The design of the Ute was a result of a 1932 letter from an unnamed Victorian farmer's wife asking for "a vehicle to go to church in on a Sunday and which can carry our pigs to market on Mondays". In response, Bandt developed the Ute and the model called a "coupe utility" at the time was released in 1934. When the Australian version was displayed in the US, Henry Ford nicknamed it the "Kangaroo Chaser". A convertible version, known as the roadster utility was produced in limited numbers by Ford in the 1930s.

==Later career==
During World War II, Bandt helped to design long-range fuel tanks for Spitfire and Thunderbolt fighter planes. He also worked on design innovations for the UK-sourced Ford Zephyr, the 1967 Australian Ford Fairlane, and the never-approved Falcon convertible, of which six were built outside Ford in 1962.

==Personal life==
Bandt married Nellie Rowe on 6 September 1941. He was a lifelong member of the Methodist (later Uniting) Church. He was known for his charity work. Lewis and Nellie had three daughters: Sylvia, Val and Ros. Later in life he also had four grandchildren: Brad, Tate, Eden and Joe. He was an accomplished artist, and painted Ford’s nativity scene at Christmas.
He retired in 1975.

==Death==
Bandt was killed on 18 March 1987, while coming home from the Australian Broadcasting Corporation television studios where he had been recording a documentary about the Ute. He was driving a 1934 model home when he collided with a truck near Bannockburn. He was survived by his wife and three daughters.

== Legacy ==
In 2008, the Lewis Bandt Bridge, which crosses the Moorabool River as part of the Geelong Ring Road, was opened and named in his honour.
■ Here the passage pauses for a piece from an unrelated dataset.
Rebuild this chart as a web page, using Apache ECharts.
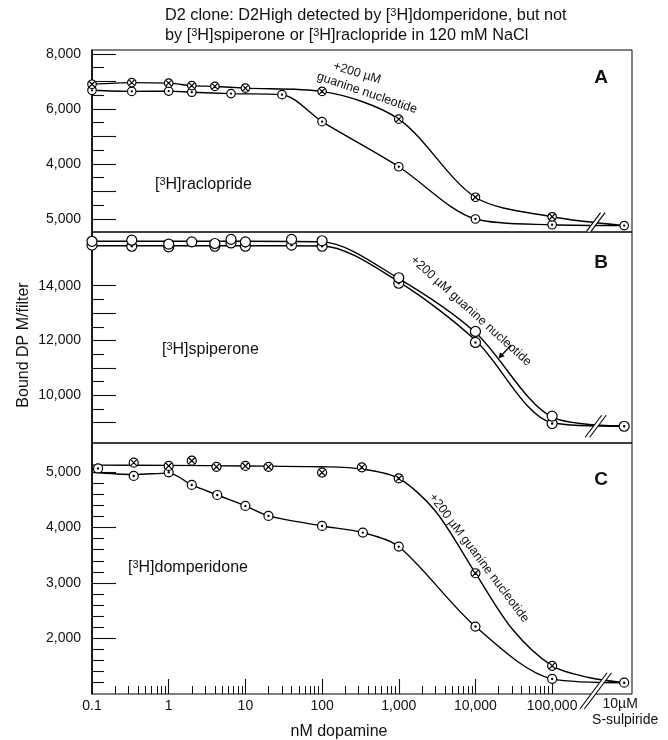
<!DOCTYPE html>
<html><head><meta charset="utf-8">
<script src="https://cdn.jsdelivr.net/npm/echarts@6/dist/echarts.min.js"></script>
<style>html,body{margin:0;padding:0;background:#fff}#c{width:668px;height:740px}</style>
</head><body><div id="c"></div>
<script>
const FONT = '"Liberation Sans", Arial, Helvetica, sans-serif';

// x position used for the "10 µM S-sulpiride" column (right of the axis break)
const SULP = 8.7e5;
const BREAK_X = 3.7e5;

// ---- Panel A: [3H]raclopride (measured points; curves drawn through them) ----
const aGuanX = [0.1, 0.33, 1, 2, 4, 10, 100, 1000, 10000, 100000];
const aGuanY = [6900, 6960, 6940, 6850, 6820, 6760, 6640, 5630, 2790, 2080];
const aCtrlX = [0.1, 0.33, 1, 2, 6.5, 30, 100, 1000, 10000, 100000, SULP];
const aCtrlY = [6680, 6640, 6650, 6610, 6560, 6520, 5540, 3900, 2000, 1790, 1760];

// ---- Panel B: [3H]spiperone ----
const bOpenX = [0.1, 0.33, 1, 2, 4, 6.5, 10, 40, 100, 1000, 10000, 100000];
const bOpenY = [15620, 15660, 15520, 15600, 15540, 15690, 15600, 15690, 15640, 14290, 12330, 9240];
const bDotX = [0.1, 0.33, 1, 4, 6.5, 10, 40, 100, 1000, 10000, 100000, SULP];
const bDotY = [15480, 15440, 15420, 15440, 15560, 15440, 15480, 15440, 14090, 11930, 8970, 8870];
// fitted curves as drawn in the figure
const bOpenFitX = [0.1, 1, 10, 100, 1000, 10000, 100000, SULP];
const bOpenFitY = [15620, 15620, 15620, 15600, 14260, 12290, 9200, 8880];
const bDotFitX = [0.1, 1, 10, 100, 1000, 10000, 100000, SULP];
const bDotFitY = [15460, 15460, 15460, 15450, 14140, 12010, 9000, 8870];

// ---- Panel C: [3H]domperidone ----
const cGuanX = [0.35, 1, 2, 4.2, 10, 20, 100, 330, 1000, 10000, 100000];
const cGuanY = [5175, 5115, 5210, 5100, 5115, 5100, 4995, 5090, 4890, 3175, 1500];
const cCtrlX = [0.12, 0.35, 1, 2, 4.3, 10, 20, 100, 340, 1000, 10000, 100000, SULP];
const cCtrlY = [5070, 4934, 5000, 4771, 4590, 4392, 4211, 4030, 3910, 3657, 2211, 1265, 1195];
// fitted curves as drawn in the figure
const cGuanFitX = [0.1, 1, 10, 100, 330, 1000, 3000, 10000, 30000, 100000, 300000, SULP];
const cGuanFitY = [5130, 5125, 5115, 5100, 5060, 4890, 4300, 3175, 2170, 1500, 1290, 1195];
const cCtrlFitX = [0.1, 0.35, 1, 2, 4.3, 10, 20, 100, 340, 1000, 10000, 100000, SULP];
const cCtrlFitY = [5000, 4960, 4985, 4771, 4590, 4392, 4211, 4030, 3910, 3657, 2211, 1265, 1195];

// ---- tick values / labels ----
const aMajorTicks = [2000, 3000, 4000, 5000, 6000, 7000, 8000];
const aMinorTicks = [2500, 3500, 4500, 5500, 6500, 7500];
const aLabelVals = [2000, 4000, 6000, 8000];
const aLabelText = ['5,000', '4,000', '6,000', '8,000']; // as printed in the figure

const bMajorTicks = [9000, 10000, 11000, 12000, 13000, 14000];
const bMinorTicks = [9500, 10500, 11500, 12500, 13500];
const bLabelVals = [10000, 12000, 14000];
const bLabelText = ['10,000', '12,000', '14,000'];

const cMajorTicks = [2000, 3000, 4000, 5000];
const cMinorTicks = [1200, 1400, 1600, 1800, 2200, 2400, 2600, 2800, 3200, 3400, 3600, 3800, 4200, 4400, 4600, 4800];
const cLabelVals = [2000, 3000, 4000, 5000];
const cLabelText = ['2,000', '3,000', '4,000', '5,000'];

const xMajorTicks = [1, 10, 100, 1000, 10000, 100000];
const xLabelVals = [0.1, 1, 10, 100, 1000, 10000, 100000];
const xLabelText = ['0.1', '1', '10', '100', '1,000', '10,000', '100,000'];
const xDecades = [0.1, 1, 10, 100, 1000, 10000];
const xMinorMult = [2, 3, 4, 5, 6, 7, 8, 9];
const xMinorTicks = [];
xDecades.forEach(d => xMinorMult.forEach(m => xMinorTicks.push(d * m)));

const SYM_X = 'path://M10,0A10,10,0,1,1,10,20A10,10,0,1,1,10,0ZM2.93,2.93L17.07,17.07M17.07,2.93L2.93,17.07';
const SYM_DOT = 'path://M10,0A10,10,0,1,1,10,20A10,10,0,1,1,10,0ZM10,8.7A1.3,1.3,0,1,1,10,11.3A1.3,1.3,0,1,1,10,8.7Z';

const grids = [
  {left: 92, top: 50, width: 540, height: 182},
  {left: 92, top: 232, width: 540, height: 211},
  {left: 92, top: 443, width: 540, height: 251}
];
const symSizes = [8.5, 10, 9];
const yRanges = [[1527, 8145], [8259, 15960], [991, 5530]];
const X_MIN = 0.1, X_MAX = 1.1e6;

function pick(vals, texts) {
  return v => {
    for (let i = 0; i < vals.length; i++) {
      if (Math.abs(vals[i] - v) < 1e-6 * Math.max(1, Math.abs(vals[i]))) return texts[i];
    }
    return '';
  };
}

function yAxesFor(gi, major, minor, labVals, labText) {
  const base = {
    type: 'value', gridIndex: gi, position: 'left',
    min: yRanges[gi][0], max: yRanges[gi][1],
    splitLine: {show: false}
  };
  return [
    Object.assign({}, base, {
      axisLine: {show: true, lineStyle: {color: '#000', width: 1.6}},
      axisTick: {show: true, inside: true, length: 24, customValues: major, lineStyle: {color: '#111', width: 1.1}},
      axisLabel: {show: true, customValues: labVals, formatter: pick(labVals, labText),
        fontSize: 14, fontFamily: FONT, color: '#111', margin: 11}
    }),
    Object.assign({}, base, {
      axisLine: {show: false},
      axisTick: {show: true, inside: true, length: 12, customValues: minor, lineStyle: {color: '#111', width: 1.1}},
      axisLabel: {show: false}
    })
  ];
}

const hiddenX = gi => ({
  type: 'log', logBase: 10, gridIndex: gi, min: X_MIN, max: X_MAX, position: 'bottom',
  axisLine: {show: false}, axisTick: {show: false}, axisLabel: {show: false}, splitLine: {show: false}
});

const xAxes = [
  hiddenX(0),
  hiddenX(1),
  Object.assign(hiddenX(2), {
    axisTick: {show: true, inside: true, length: 15, customValues: xMajorTicks, lineStyle: {color: '#111', width: 1.1}},
    axisLabel: {show: true, customValues: xLabelVals, formatter: pick(xLabelVals, xLabelText),
      fontSize: 14, fontFamily: FONT, color: '#111', margin: 5}
  }),
  Object.assign(hiddenX(2), {
    axisTick: {show: true, inside: true, length: 8, customValues: xMinorTicks, lineStyle: {color: '#111', width: 1}}
  })
];

const yAxes = [].concat(
  yAxesFor(0, aMajorTicks, aMinorTicks, aLabelVals, aLabelText),
  yAxesFor(1, bMajorTicks, bMinorTicks, bLabelVals, bLabelText),
  yAxesFor(2, cMajorTicks, cMinorTicks, cLabelVals, cLabelText)
);

function pts(xs, ys) { return xs.map((x, i) => [x, ys[i]]); }
const lastOf = a => a[a.length - 1];

function line(gi, data) {
  return {
    type: 'line', xAxisIndex: gi, yAxisIndex: gi * 2, data: data,
    smooth: 0.3, showSymbol: false, symbol: 'none', clip: false, z: 3, silent: true,
    lineStyle: {color: '#000', width: 1.4}, emphasis: {disabled: true}
  };
}
function marks(gi, data, symbol, z) {
  return {
    type: 'scatter', xAxisIndex: gi, yAxisIndex: gi * 2, data: data,
    symbol: symbol, symbolSize: symSizes[gi], clip: false, z: z, silent: true,
    itemStyle: {color: '#fff', borderColor: '#000', borderWidth: 1.2, opacity: 1},
    emphasis: {disabled: true}
  };
}

const series = [
  // panel A
  line(0, pts(aCtrlX, aCtrlY)),
  line(0, pts(aGuanX, aGuanY).concat([[SULP, lastOf(aCtrlY)]])),
  marks(0, pts(aCtrlX, aCtrlY), SYM_DOT, 5),
  marks(0, pts(aGuanX, aGuanY), SYM_X, 6),
  // panel B
  line(1, pts(bDotFitX, bDotFitY)),
  line(1, pts(bOpenFitX, bOpenFitY)),
  marks(1, pts(bDotX, bDotY), SYM_DOT, 5),
  marks(1, pts(bOpenX, bOpenY), 'circle', 6),
  // panel C
  line(2, pts(cCtrlFitX, cCtrlFitY)),
  line(2, pts(cGuanFitX, cGuanFitY)),
  marks(2, pts(cCtrlX, cCtrlY), SYM_DOT, 5),
  marks(2, pts(cGuanX, cGuanY), SYM_X, 6)
];

const SUP = {fontSize: 11, lineHeight: 12, padding: [0, 0, 7, 0], fontFamily: FONT, fill: '#111', color: '#111'};
const SUP16 = {fontSize: 11, lineHeight: 13, padding: [0, 0, 7, 0], fontFamily: FONT, fill: '#111', color: '#111'};

const option = {
  animation: false,
  backgroundColor: '#fff',
  textStyle: {fontFamily: FONT},
  title: {
    left: 165, top: 6, padding: 0,
    text: 'D2 clone: D2High detected by [{s|3}H]domperidone, but not\nby [{s|3}H]spiperone or [{s|3}H]raclopride in 120 mM NaCl',
    textStyle: {fontFamily: FONT, fontSize: 16.3, fontWeight: 'normal', color: '#111', lineHeight: 20,
      rich: {s: SUP}}
  },
  grid: grids.map(g => Object.assign({}, g, {show: true, borderColor: '#000', borderWidth: 1,
    backgroundColor: 'transparent', containLabel: false, outerBoundsMode: 'none'})),
  xAxis: xAxes,
  yAxis: yAxes,
  series: series
};

const chart = echarts.init(document.getElementById('c'), null, {renderer: 'canvas'});
chart.setOption(option);

// ---------- annotations ----------
function txt(x, y, text, size, opts) {
  opts = opts || {};
  return {
    type: 'text', x: x, y: y, rotation: opts.rot || 0, z: 100, silent: true,
    style: {
      text: text, fill: '#111', fontFamily: FONT, fontSize: size,
      fontWeight: opts.bold ? 'bold' : 'normal',
      align: opts.align || 'center', verticalAlign: opts.va || 'middle',
      textAlign: opts.align || 'center', textVerticalAlign: opts.va || 'middle',
      lineHeight: opts.lh, rich: opts.rich
    }
  };
}

function slashPair(cx, yTop, yBot) {
  const h = yBot - yTop, w = h * 0.75, gap = 4.5;
  const x0 = cx - w / 2 - gap / 2, x1 = cx + w / 2 - gap / 2;
  const els = [];
  els.push({type: 'polygon', z: 90, silent: true,
    shape: {points: [[x0, yBot], [x1, yTop], [x1 + gap, yTop], [x0 + gap, yBot]]},
    style: {fill: '#fff', stroke: null}});
  [0, gap].forEach(dx => els.push({type: 'line', z: 91, silent: true,
    shape: {x1: x0 + dx, y1: yBot, x2: x1 + dx, y2: yTop},
    style: {stroke: '#000', lineWidth: 1.1}}));
  return els;
}

const pA = chart.convertToPixel({xAxisIndex: 0, yAxisIndex: 0}, [BREAK_X, lastOf(aCtrlY)]);
const pB = chart.convertToPixel({xAxisIndex: 1, yAxisIndex: 2}, [BREAK_X, lastOf(bDotY)]);
const pC = chart.convertToPixel({xAxisIndex: 2, yAxisIndex: 4}, [BREAK_X, lastOf(cCtrlY)]);
const pS = chart.convertToPixel({xAxisIndex: 2, yAxisIndex: 4}, [SULP, lastOf(cCtrlY)]);
const cBottom = grids[2].top + grids[2].height;

const deg = Math.PI / 180;
const graphic = [].concat(
  slashPair(pA[0], pA[1] - 13, pA[1] + 6),
  slashPair(pB[0], pB[1] - 11, pB[1] + 11),
  slashPair(pC[0], pC[1] - 10, cBottom + 15),
  [
    txt(601, 78, 'A', 19, {bold: true}),
    txt(601, 263, 'B', 19, {bold: true}),
    txt(601, 480, 'C', 19, {bold: true}),
    txt(155, 185, '[{s|3}H]raclopride', 16, {align: 'left', rich: {s: SUP16}}),
    txt(162, 350, '[{s|3}H]spiperone', 16, {align: 'left', rich: {s: SUP16}}),
    txt(128, 568, '[{s|3}H]domperidone', 16, {align: 'left', rich: {s: SUP16}}),
    txt(357, 73, '+200 \u00b5M', 12.5, {rot: -17 * deg}),
    txt(367, 93, 'guanine nucleotide', 12.5, {rot: -19 * deg}),
    txt(471, 311, '+200 \u00b5M guanine nucleotide', 12.5, {rot: -42 * deg}),
    txt(479, 558, '+200 \u00b5M guanine nucleotide', 12.5, {rot: -53 * deg}),
    txt(24, 345, 'Bound DP M/filter', 16, {rot: 90 * deg}),
    txt(339, 732, 'nM dopamine', 16),
    txt(pS[0] - 4, 704, '10\u00b5M', 14),
    txt(pS[0] + 1, 720, 'S-sulpiride', 14),
    {type: 'line', z: 100, silent: true, shape: {x1: 511, y1: 345, x2: 501, y2: 356},
      style: {stroke: '#000', lineWidth: 1.2}},
    {type: 'polygon', z: 100, silent: true, shape: {points: [[498.5, 358.5], [504.6, 356.3], [500.1, 352.3]]},
      style: {fill: '#000'}}
  ]
);

chart.setOption({graphic: graphic});
</script>
</body></html>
In 2025 on the 4th of April, Lewis and the iconic and original Ford Ute were center stage at Ford Australia's 100th Anniversary at the Melbourne Showgrounds. The extended Bandt family attended including Lews two surviving daughters, Val and Ros, with several pictures being taken as well as the entire event being covered by Channel 9 News.

The Ute being preserved at Autoplex in Castlemaine while the location is prepared to be a showcase of Australian Automotive History.